▶ DATA LINES:
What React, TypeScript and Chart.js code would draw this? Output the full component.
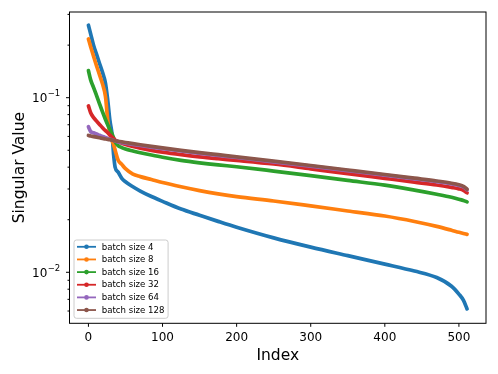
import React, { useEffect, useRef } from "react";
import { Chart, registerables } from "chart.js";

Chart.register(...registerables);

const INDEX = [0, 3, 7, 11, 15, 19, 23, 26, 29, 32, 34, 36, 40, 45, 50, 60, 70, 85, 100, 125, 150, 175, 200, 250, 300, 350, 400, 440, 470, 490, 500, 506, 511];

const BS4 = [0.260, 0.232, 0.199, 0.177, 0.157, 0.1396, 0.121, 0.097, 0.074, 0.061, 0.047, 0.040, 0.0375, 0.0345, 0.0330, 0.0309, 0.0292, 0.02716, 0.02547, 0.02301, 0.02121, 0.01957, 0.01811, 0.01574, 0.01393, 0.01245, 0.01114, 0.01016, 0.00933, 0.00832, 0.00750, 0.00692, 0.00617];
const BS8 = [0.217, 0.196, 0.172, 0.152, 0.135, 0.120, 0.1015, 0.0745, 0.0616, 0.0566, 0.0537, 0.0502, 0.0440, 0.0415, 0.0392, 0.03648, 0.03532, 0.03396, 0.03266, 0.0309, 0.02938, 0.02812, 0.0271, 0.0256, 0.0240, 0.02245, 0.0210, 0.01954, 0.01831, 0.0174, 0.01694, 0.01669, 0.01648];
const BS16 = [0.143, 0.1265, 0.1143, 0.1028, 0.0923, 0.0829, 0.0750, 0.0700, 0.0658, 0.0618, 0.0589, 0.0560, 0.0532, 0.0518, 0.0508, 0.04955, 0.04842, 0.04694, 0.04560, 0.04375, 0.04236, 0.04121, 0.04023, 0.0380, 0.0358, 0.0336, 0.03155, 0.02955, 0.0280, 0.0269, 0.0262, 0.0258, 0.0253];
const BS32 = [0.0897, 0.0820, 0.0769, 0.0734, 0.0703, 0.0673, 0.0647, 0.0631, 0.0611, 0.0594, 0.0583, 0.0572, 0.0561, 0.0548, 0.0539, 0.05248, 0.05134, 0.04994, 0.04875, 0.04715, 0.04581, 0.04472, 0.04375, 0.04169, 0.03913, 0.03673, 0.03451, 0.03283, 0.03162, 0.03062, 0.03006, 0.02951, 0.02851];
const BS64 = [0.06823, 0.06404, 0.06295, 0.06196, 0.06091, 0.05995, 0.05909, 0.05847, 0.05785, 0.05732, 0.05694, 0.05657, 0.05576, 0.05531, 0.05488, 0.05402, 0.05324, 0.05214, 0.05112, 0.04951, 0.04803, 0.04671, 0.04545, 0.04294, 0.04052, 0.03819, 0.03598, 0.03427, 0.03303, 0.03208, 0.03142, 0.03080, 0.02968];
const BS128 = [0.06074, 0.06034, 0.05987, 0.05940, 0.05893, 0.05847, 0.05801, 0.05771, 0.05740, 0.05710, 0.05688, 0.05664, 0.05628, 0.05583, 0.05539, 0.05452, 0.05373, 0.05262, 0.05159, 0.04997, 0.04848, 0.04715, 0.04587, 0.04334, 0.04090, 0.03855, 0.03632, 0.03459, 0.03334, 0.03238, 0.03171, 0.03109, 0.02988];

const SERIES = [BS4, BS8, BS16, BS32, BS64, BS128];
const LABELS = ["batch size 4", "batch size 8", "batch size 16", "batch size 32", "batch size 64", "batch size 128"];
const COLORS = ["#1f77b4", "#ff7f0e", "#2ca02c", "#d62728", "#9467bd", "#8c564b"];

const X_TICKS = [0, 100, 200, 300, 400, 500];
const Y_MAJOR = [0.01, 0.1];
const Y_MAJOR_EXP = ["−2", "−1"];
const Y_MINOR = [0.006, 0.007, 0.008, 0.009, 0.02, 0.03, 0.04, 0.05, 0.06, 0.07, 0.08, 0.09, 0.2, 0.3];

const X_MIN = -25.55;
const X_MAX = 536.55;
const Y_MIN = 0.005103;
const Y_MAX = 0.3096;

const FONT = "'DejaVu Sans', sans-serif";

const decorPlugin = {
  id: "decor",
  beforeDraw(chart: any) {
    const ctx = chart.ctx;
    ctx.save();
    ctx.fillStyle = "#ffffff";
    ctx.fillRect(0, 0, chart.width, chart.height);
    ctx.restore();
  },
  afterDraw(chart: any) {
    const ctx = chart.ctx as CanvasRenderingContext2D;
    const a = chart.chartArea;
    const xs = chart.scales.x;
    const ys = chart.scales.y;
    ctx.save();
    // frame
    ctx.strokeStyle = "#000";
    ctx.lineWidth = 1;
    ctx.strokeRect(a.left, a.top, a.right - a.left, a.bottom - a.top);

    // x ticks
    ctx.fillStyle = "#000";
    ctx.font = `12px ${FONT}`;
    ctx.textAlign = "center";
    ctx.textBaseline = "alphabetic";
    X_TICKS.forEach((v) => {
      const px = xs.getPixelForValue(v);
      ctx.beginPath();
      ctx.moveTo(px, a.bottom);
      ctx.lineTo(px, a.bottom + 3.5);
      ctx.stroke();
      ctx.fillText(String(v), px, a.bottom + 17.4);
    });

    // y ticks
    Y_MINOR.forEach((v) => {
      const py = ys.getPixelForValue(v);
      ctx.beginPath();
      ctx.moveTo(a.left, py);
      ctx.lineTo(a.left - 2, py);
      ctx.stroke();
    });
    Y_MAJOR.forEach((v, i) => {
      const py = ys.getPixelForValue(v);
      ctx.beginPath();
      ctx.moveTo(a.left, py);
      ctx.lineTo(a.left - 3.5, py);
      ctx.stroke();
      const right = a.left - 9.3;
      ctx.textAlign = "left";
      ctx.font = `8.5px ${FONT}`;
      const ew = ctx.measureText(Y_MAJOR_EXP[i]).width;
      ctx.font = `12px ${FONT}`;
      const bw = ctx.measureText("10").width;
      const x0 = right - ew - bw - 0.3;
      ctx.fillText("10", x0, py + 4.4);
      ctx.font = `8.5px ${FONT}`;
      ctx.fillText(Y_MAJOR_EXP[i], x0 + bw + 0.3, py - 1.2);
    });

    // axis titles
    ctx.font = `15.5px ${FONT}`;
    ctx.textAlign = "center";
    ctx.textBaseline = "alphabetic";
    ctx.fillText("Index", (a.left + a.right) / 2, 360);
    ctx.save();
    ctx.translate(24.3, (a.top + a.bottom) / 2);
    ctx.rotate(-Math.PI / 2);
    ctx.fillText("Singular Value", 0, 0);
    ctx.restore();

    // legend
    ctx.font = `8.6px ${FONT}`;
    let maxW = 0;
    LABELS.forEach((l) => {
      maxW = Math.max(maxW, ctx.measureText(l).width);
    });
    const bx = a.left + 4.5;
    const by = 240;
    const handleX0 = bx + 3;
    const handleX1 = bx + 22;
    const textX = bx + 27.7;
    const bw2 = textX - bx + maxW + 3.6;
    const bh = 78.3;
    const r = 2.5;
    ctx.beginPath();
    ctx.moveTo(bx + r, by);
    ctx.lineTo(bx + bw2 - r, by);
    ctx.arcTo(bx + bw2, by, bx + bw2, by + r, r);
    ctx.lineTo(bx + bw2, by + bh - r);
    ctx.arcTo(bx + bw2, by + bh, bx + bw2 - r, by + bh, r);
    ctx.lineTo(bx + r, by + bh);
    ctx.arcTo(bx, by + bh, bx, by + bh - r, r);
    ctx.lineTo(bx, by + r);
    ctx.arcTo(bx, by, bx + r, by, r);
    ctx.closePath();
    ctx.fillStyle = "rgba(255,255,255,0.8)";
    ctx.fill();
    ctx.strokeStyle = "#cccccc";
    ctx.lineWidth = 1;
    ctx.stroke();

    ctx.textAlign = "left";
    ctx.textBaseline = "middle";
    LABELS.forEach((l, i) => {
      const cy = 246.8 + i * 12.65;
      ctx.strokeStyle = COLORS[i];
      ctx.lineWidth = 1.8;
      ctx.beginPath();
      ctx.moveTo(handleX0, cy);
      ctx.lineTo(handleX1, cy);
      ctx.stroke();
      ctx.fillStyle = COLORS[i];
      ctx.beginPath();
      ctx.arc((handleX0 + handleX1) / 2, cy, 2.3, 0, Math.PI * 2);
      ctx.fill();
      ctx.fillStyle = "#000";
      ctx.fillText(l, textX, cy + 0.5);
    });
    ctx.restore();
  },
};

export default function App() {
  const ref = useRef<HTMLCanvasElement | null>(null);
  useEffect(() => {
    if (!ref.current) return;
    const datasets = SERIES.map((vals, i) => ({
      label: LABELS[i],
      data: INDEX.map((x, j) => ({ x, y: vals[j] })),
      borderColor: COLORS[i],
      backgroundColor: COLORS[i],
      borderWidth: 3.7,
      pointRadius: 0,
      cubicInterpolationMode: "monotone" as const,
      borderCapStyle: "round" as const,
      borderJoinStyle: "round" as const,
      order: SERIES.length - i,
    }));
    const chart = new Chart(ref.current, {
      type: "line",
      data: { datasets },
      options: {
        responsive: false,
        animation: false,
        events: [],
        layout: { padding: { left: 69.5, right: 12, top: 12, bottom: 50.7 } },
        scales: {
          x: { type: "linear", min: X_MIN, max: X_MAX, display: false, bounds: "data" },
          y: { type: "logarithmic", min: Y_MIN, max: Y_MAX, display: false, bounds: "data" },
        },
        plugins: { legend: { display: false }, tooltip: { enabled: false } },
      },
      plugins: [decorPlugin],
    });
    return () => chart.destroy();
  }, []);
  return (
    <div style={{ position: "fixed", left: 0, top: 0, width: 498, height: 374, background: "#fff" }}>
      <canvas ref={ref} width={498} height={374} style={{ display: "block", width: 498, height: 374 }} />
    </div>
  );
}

▶ OBJECTIVE:
Restate each line from the start of the listing through the line bearing "500, 506, 511];" word for word. Drop the pictures.

▶ WRITTEN REPLY:
What React, TypeScript and Chart.js code would draw this? Output the full component.
import React, { useEffect, useRef } from "react";
import { Chart, registerables } from "chart.js";

Chart.register(...registerables);

const INDEX = [0, 3, 7, 11, 15, 19, 23, 26, 29, 32, 34, 36, 40, 45, 50, 60, 70, 85, 100, 125, 150, 175, 200, 250, 300, 350, 400, 440, 470, 490, 500, 506, 511];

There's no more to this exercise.